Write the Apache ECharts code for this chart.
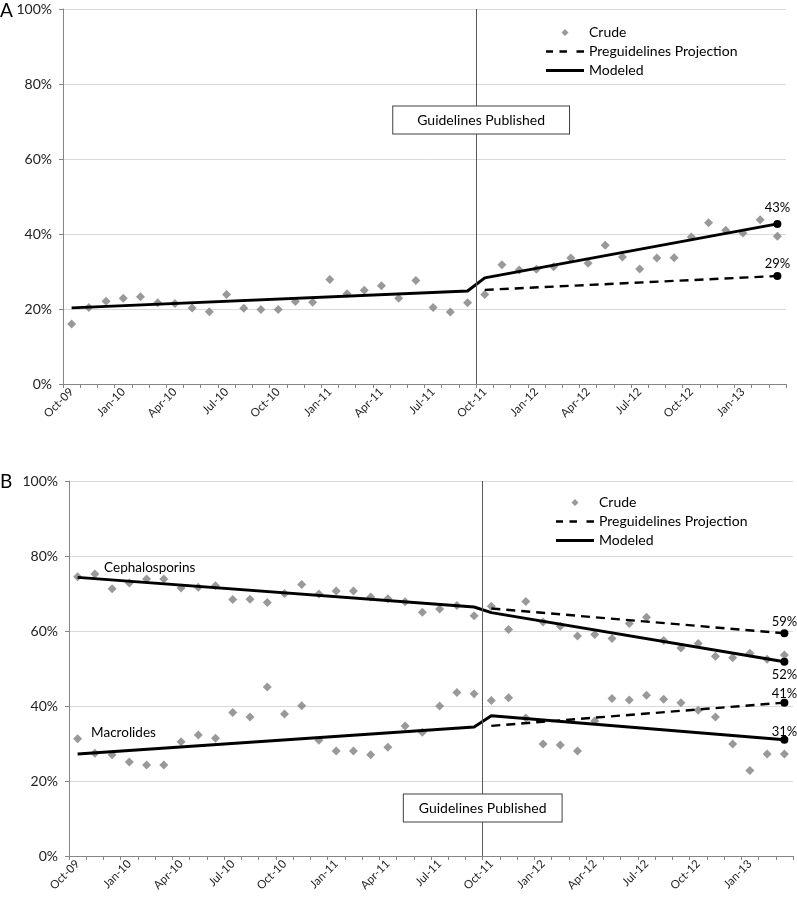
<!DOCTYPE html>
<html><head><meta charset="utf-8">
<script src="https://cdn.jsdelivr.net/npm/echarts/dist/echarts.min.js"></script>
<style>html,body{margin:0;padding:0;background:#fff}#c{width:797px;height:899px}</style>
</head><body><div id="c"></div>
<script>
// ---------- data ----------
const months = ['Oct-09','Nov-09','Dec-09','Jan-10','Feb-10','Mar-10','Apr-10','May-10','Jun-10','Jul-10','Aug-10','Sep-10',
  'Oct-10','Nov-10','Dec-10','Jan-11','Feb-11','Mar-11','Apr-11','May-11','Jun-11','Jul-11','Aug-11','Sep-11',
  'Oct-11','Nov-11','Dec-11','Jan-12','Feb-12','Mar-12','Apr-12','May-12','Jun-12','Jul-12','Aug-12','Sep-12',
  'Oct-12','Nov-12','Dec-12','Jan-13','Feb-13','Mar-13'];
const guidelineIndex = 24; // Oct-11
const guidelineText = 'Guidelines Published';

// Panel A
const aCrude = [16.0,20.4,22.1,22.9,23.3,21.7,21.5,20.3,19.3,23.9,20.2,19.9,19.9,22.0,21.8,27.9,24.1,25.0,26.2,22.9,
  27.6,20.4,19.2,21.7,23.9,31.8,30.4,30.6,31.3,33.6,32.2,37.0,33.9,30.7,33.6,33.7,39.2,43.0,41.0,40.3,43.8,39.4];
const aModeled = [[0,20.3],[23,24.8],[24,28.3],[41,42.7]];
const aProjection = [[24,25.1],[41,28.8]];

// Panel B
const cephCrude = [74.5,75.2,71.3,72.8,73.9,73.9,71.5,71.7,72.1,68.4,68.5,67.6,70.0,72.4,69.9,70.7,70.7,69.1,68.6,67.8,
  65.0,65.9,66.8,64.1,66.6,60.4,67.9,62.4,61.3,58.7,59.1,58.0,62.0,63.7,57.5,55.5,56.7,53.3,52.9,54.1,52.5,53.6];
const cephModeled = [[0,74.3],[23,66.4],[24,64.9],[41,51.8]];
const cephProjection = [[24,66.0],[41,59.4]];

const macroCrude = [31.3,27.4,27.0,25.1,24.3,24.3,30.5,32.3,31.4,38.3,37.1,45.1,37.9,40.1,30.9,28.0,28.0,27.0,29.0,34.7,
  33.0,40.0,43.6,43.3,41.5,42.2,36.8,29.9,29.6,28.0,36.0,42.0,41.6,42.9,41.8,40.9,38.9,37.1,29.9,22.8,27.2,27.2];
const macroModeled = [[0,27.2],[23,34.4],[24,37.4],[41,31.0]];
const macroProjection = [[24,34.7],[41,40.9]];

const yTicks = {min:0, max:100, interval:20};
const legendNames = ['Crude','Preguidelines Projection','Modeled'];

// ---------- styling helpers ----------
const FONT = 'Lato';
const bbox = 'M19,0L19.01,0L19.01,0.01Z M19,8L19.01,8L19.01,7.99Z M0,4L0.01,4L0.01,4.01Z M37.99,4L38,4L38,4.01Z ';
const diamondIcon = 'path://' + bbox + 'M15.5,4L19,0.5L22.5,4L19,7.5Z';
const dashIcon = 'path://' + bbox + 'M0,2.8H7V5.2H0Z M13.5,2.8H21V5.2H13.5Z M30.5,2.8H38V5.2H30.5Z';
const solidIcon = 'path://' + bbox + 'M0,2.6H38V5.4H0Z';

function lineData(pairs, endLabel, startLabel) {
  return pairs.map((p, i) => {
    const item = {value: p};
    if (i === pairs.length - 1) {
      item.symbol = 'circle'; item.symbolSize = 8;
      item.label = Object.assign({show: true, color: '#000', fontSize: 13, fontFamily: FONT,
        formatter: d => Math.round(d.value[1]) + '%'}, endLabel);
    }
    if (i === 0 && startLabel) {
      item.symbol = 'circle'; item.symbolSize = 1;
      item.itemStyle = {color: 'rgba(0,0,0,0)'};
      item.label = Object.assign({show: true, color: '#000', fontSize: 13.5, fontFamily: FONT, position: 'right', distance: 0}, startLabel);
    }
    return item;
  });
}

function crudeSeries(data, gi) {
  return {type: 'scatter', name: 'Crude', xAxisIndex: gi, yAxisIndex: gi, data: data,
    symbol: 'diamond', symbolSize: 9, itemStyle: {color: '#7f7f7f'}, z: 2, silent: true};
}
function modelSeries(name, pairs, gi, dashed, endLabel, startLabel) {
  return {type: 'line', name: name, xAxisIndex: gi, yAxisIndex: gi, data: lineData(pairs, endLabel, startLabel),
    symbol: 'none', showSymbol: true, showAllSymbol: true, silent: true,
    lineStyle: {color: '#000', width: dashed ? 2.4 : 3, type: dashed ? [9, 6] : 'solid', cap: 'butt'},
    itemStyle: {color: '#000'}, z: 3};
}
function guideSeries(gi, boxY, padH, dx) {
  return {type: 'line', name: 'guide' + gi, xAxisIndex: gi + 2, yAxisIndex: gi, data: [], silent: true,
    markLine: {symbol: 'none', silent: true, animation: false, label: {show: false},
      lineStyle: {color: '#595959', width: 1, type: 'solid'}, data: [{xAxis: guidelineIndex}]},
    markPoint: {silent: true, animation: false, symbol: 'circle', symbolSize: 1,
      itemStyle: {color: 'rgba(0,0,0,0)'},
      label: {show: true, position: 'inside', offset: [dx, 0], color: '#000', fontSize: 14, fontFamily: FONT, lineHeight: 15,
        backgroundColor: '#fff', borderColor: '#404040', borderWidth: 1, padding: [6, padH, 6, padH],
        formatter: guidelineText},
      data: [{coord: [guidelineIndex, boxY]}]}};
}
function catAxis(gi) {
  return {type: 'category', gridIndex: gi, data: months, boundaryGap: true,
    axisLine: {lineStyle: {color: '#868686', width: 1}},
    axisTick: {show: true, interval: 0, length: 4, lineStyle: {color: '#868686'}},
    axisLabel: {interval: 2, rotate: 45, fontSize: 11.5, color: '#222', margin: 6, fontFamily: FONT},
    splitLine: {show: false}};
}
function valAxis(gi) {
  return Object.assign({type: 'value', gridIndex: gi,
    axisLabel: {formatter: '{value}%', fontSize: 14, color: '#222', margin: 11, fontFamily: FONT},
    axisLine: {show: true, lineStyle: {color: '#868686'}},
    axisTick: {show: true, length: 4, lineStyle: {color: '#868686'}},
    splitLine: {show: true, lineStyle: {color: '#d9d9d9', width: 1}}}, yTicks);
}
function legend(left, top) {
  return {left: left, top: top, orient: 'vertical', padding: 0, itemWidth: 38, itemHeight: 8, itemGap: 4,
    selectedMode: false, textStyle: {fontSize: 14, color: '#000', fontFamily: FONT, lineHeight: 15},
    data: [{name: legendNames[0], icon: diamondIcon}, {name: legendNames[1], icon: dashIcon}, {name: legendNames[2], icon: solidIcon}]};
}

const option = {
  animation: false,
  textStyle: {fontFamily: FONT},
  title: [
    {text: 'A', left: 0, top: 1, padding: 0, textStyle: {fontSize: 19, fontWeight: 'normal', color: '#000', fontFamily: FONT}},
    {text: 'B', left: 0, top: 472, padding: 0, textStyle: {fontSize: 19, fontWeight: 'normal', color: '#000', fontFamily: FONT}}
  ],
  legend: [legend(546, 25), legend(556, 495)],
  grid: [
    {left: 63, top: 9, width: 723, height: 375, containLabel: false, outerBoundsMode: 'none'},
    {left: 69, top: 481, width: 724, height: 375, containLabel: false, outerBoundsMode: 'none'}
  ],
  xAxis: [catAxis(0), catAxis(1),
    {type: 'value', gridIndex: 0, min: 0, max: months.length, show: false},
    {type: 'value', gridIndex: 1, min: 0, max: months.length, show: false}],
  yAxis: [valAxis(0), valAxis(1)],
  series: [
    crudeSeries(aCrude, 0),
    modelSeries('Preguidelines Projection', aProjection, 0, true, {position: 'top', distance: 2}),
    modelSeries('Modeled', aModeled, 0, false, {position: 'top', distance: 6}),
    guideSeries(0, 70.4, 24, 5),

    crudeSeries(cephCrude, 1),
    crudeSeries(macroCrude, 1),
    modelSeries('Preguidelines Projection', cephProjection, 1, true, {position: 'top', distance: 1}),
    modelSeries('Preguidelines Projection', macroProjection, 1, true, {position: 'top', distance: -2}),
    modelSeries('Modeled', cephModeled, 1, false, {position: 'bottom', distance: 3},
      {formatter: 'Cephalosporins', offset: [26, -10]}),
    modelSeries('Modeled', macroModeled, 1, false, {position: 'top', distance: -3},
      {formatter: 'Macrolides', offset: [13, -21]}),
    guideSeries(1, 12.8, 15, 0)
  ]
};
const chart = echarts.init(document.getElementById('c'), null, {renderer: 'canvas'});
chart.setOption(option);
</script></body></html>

Exercise goal: With the pictures left out, restate word for word every line of the data above, from the first down to the line that contains "const aProjection = [[24,25.1],[41,28.8]];".

Worked answer:
Write the Apache ECharts code for this chart.
<!DOCTYPE html>
<html><head><meta charset="utf-8">
<script src="https://cdn.jsdelivr.net/npm/echarts/dist/echarts.min.js"></script>
<style>html,body{margin:0;padding:0;background:#fff}#c{width:797px;height:899px}</style>
</head><body><div id="c"></div>
<script>
// ---------- data ----------
const months = ['Oct-09','Nov-09','Dec-09','Jan-10','Feb-10','Mar-10','Apr-10','May-10','Jun-10','Jul-10','Aug-10','Sep-10',
  'Oct-10','Nov-10','Dec-10','Jan-11','Feb-11','Mar-11','Apr-11','May-11','Jun-11','Jul-11','Aug-11','Sep-11',
  'Oct-11','Nov-11','Dec-11','Jan-12','Feb-12','Mar-12','Apr-12','May-12','Jun-12','Jul-12','Aug-12','Sep-12',
  'Oct-12','Nov-12','Dec-12','Jan-13','Feb-13','Mar-13'];
const guidelineIndex = 24; // Oct-11
const guidelineText = 'Guidelines Published';

// Panel A
const aCrude = [16.0,20.4,22.1,22.9,23.3,21.7,21.5,20.3,19.3,23.9,20.2,19.9,19.9,22.0,21.8,27.9,24.1,25.0,26.2,22.9,
  27.6,20.4,19.2,21.7,23.9,31.8,30.4,30.6,31.3,33.6,32.2,37.0,33.9,30.7,33.6,33.7,39.2,43.0,41.0,40.3,43.8,39.4];
const aModeled = [[0,20.3],[23,24.8],[24,28.3],[41,42.7]];
const aProjection = [[24,25.1],[41,28.8]];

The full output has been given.